L’imbroglio grec a encore accru la pression sur l’Allemagne. Certes les dirigeants chrétiens-démocrates et libéraux laissent maintenant entendre qu’une sortie de la Grèce de la zone euro ne serait pas une catastrophe pour cette dernière, mais ils ne sont pas sûrs des conséquences.
Wolfgang Schäuble, le ministre des Finances, a laissé entendre qu’il était preneur de «nouvelles idées» pour insuffler de la croissance dans l’économie grecque tout en affirmant que la signature d’Athènes au bas des accords qui ont permis une réduction de la dette devait être honorée.
Les dirigeants allemands continuent de se battre sur des principes alors que de plus en plus de voix se font entendre en Europe pour critiquer des choix politiques.
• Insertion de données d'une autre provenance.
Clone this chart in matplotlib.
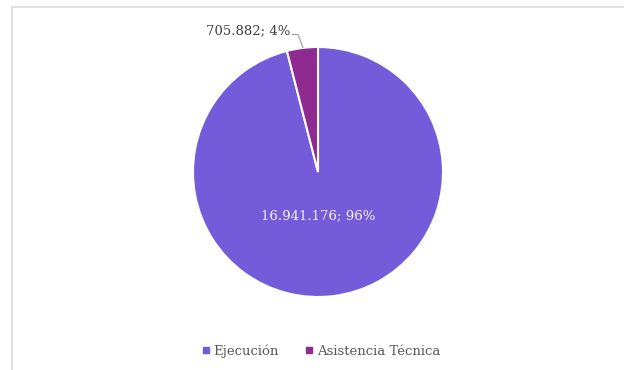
#! /usr/bin/env python3

import matplotlib
matplotlib.use("Agg")
import matplotlib.pyplot as plt
from matplotlib.lines import Line2D

categorias = ["Ejecución", "Asistencia Técnica"]
valores    = [16941176, 705882]
porcentaje = [96, 4]
colores    = ["#745BDA", "#8E2A90"]

def etiqueta(v, p):
    return "{:,}".format(v).replace(",", ".") + "; " + str(p) + "%"

plt.rcParams["font.family"] = ["DejaVu Serif"]

W, H = 624, 370
fig = plt.figure(figsize=(W / 100, H / 100), dpi=100)

# marco del gráfico (solo se ven arriba e izquierda)
fig.add_artist(Line2D([11.5 / W, 11.5 / W], [0, 1 - 6.5 / H], color="#D9D9D9", lw=1.2))
fig.add_artist(Line2D([11.5 / W, 1], [1 - 6.5 / H, 1 - 6.5 / H], color="#D9D9D9", lw=1.2))

cx, cy, r = 318, 172, 125
ax = fig.add_axes([(cx - r) / W, (H - cy - r) / H, 2 * r / W, 2 * r / H])

ax.pie(valores, colors=colores, startangle=90, counterclock=False, radius=1,
       wedgeprops={"edgecolor": "white", "linewidth": 1.5})
ax.set_xlim(-1, 1)
ax.set_ylim(-1, 1)
ax.set_aspect("equal")
ax.axis("off")

ax.text(0, -0.35, etiqueta(valores[0], porcentaje[0]), color="#F2F2F2",
        ha="center", va="center", fontsize=9.5)
ax.text(-0.22, 1.13, etiqueta(valores[1], porcentaje[1]), color="#404040",
        ha="right", va="center", fontsize=9.5, clip_on=False)
ax.plot([-0.205, -0.16, -0.12], [1.10, 1.10, 0.995], color="#A6A6A6", lw=0.9, clip_on=False)

handles = [Line2D([], [], marker="s", linestyle="none", markersize=5,
                  color=c) for c in colores]
fig.legend(handles, categorias, loc="center", bbox_to_anchor=(321 / W, 1 - 351 / H),
           ncol=2, frameon=False, fontsize=9.5, handlelength=0.6, handletextpad=0.3,
           columnspacing=2.0, labelcolor="#595959")

fig.savefig("out.png", dpi=100)
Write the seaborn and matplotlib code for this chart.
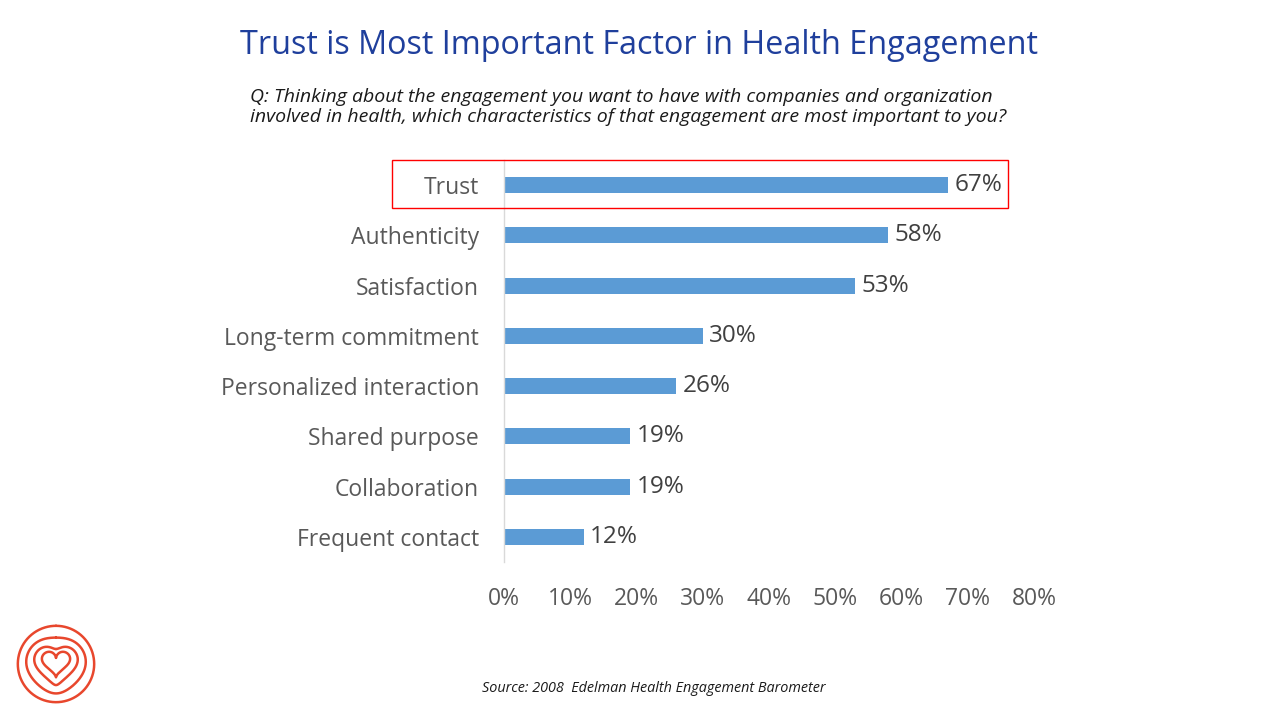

Les conséquences de ceux-ci sont claires: la réduction drastique des dépenses publiques, loin de conduire à une diminution de la dette, accroît cette dernière à cause de la récession que cette réduction provoque dans des économies fragilisées.
Au-delà du pacte de croissance que François Hollande veut ajouter au pacte fiscal, c’est cette analyse dont il doit convaincre Angela Merkel.
La chancelière n’est sans doute pas prête à l’accepter sans contrepartie. Mais elle a trop le sens politique pour ne pas mesurer les deux risques auxquels elle est exposée: un isolement de l’Allemagne en Europe et une érosion de son pouvoir dans son pays même. Elle n’est certainement pas prête à courir ces deux risques en même temps.